En fin, junto con aspectos relevantes del programa que no hemos tenido espacio para reseñar, hay algunos que son un claro retroceso bajo cualquier punto de vista: poner fin al delegado presidencial regional en materia de descentralización es la mejor manera de matar el proceso en marcha hacia un Estado unitario descentralizado (Francia hasta el día de hoy tiene los prefectos -representativos del gobierno central- en los gobiernos regionales, en una reforma iniciada por Mitterrand en 1981), amenazando el criterio de transición gradual; la declaración de que los conocimientos generados con fondos públicos en el ámbito de la investigación deberán estar “a disposición de todos y todas cuando corresponda” (77) es otro (¿cuándo corresponde y en qué quedan los incentivos en materia de patentes y propiedad intelectual?); la insistencia en negociación laboral ramal y multinivel y la participación de los trabajadores en los directorios de las grandes empresas introduce un elemento de complejidad en las relaciones laborales, más concebidas para la sociedad industrial del siglo XX que para la era digital del siglo XXI; avanzar en la construcción de una “policía democrática” (211) y en la refundación de las mismas, entre otras, son solo algunas de las medidas que siembran una serie de dudas e interrogantes sobre el futuro.

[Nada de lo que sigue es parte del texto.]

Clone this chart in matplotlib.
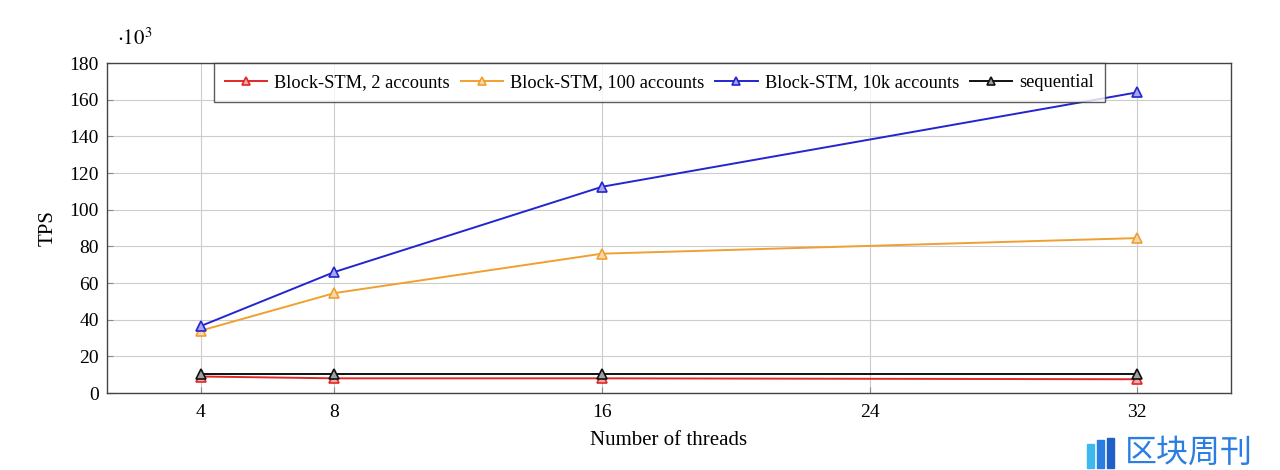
import numpy as np
import matplotlib.pyplot as plt
from matplotlib.colors import to_rgb
from matplotlib.patches import Rectangle

plt.rcParams['font.family'] = ['Liberation Serif', 'DejaVu Serif']
plt.rcParams['mathtext.fontset'] = 'stix'

threads = [4, 8, 16, 32]
xticks = [4, 8, 16, 24, 32]
yticks = [0, 20, 40, 60, 80, 100, 120, 140, 160, 180]

labels = ['Block-STM, 2 accounts', 'Block-STM, 100 accounts',
          'Block-STM, 10k accounts', 'sequential']
tps_2 = [9, 8, 8, 7.5]        # x10^3
tps_100 = [34, 54.5, 76, 84.5]
tps_10k = [36.5, 66, 112.5, 164]
tps_seq = [10.5, 10.5, 10.5, 10.5]
colors = ['#e02828', '#f0a030', '#2424d0', '#111111']


def lighten(c, f=0.6):
    r, g, b = to_rgb(c)
    return (r + (1 - r) * f, g + (1 - g) * f, b + (1 - b) * f)


fig = plt.figure(figsize=(12.8, 4.7), dpi=100)
ax = fig.add_axes([107/1280, 1 - 393/470, (1231-107)/1280, (393-63)/470])

for ys, lab, c in zip([tps_2, tps_100, tps_10k, tps_seq], labels, colors):
    ax.plot(threads, ys, color=c, lw=1.4, marker='^', ms=7.5,
            markerfacecolor=lighten(c), markeredgecolor=c, mew=1.2, label=lab)

ax.set_xlim(1.2, 34.8)
ax.set_ylim(0, 180)
ax.set_xticks(xticks)
ax.set_yticks(yticks)
ax.grid(True, color='#cccccc', lw=0.8)
ax.set_axisbelow(True)
ax.tick_params(direction='in', labelsize=14, length=4, color='#888888')
ax.tick_params(axis='x', pad=8)
ax.tick_params(axis='y', pad=6)
for s in ax.spines.values():
    s.set_color('#444444')
    s.set_linewidth(1.0)

ax.set_xlabel('Number of threads', fontsize=15, labelpad=7)
ax.set_ylabel('TPS', fontsize=15, labelpad=8)
ax.text(0.009, 1.04, r'$\cdot 10^3$', transform=ax.transAxes, fontsize=15,
        ha='left', va='bottom')

leg = ax.legend(loc='upper center', bbox_to_anchor=(0.4915, 1.0), ncol=4,
                fontsize=13.2, frameon=True, fancybox=False, borderpad=0.6,
                borderaxespad=0, columnspacing=0.6, handlelength=2.3,
                handletextpad=0.4, markerscale=0.75)
leg.get_frame().set_edgecolor('#333333')
leg.get_frame().set_linewidth(1.0)

# watermark
logo_blue = '#2a7de1'
for i, (x0, h) in enumerate([(1087, 24), (1097, 28), (1107, 30)]):
    fig.patches.append(Rectangle((x0/1280, 1 - 468/470), 7/1280, h/470,
                                 transform=fig.transFigure,
                                 color=['#3fb8f0', logo_blue, '#1f5fc8'][i]))
fig.text(1189/1280, 1 - 453/470, '区块周刊', fontsize=23, color=logo_blue,
         ha='center', va='center', family=['Noto Sans CJK SC', 'DejaVu Sans'])

fig.savefig('out.png', dpi=100)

En apretada síntesis, con ser una versión mejorada del primer programa y a pesar de que no se ve por ninguna parte cómo el PC pudiera haberle doblado a Boric y al FA la mano en materia programática -al menos visiblemente, quedando de manifiesto el abismo que separa a este programa con el de Daniel Jadue– sostengo que el talón de Aquiles de este segundo programa y final de Gabriel Boric y el Apruebo Dignidad es la nula atención a la estructura de incentivos que debiera redundar en un ciclo de ahorro, inversión y crecimiento para el próximo cuatrienio y que, más bien, lo que se puede vislumbrar como escenario más probable es una agudización del ciclo de inflación, déficit fiscal y endeudamiento público en que ya se encuentra el país.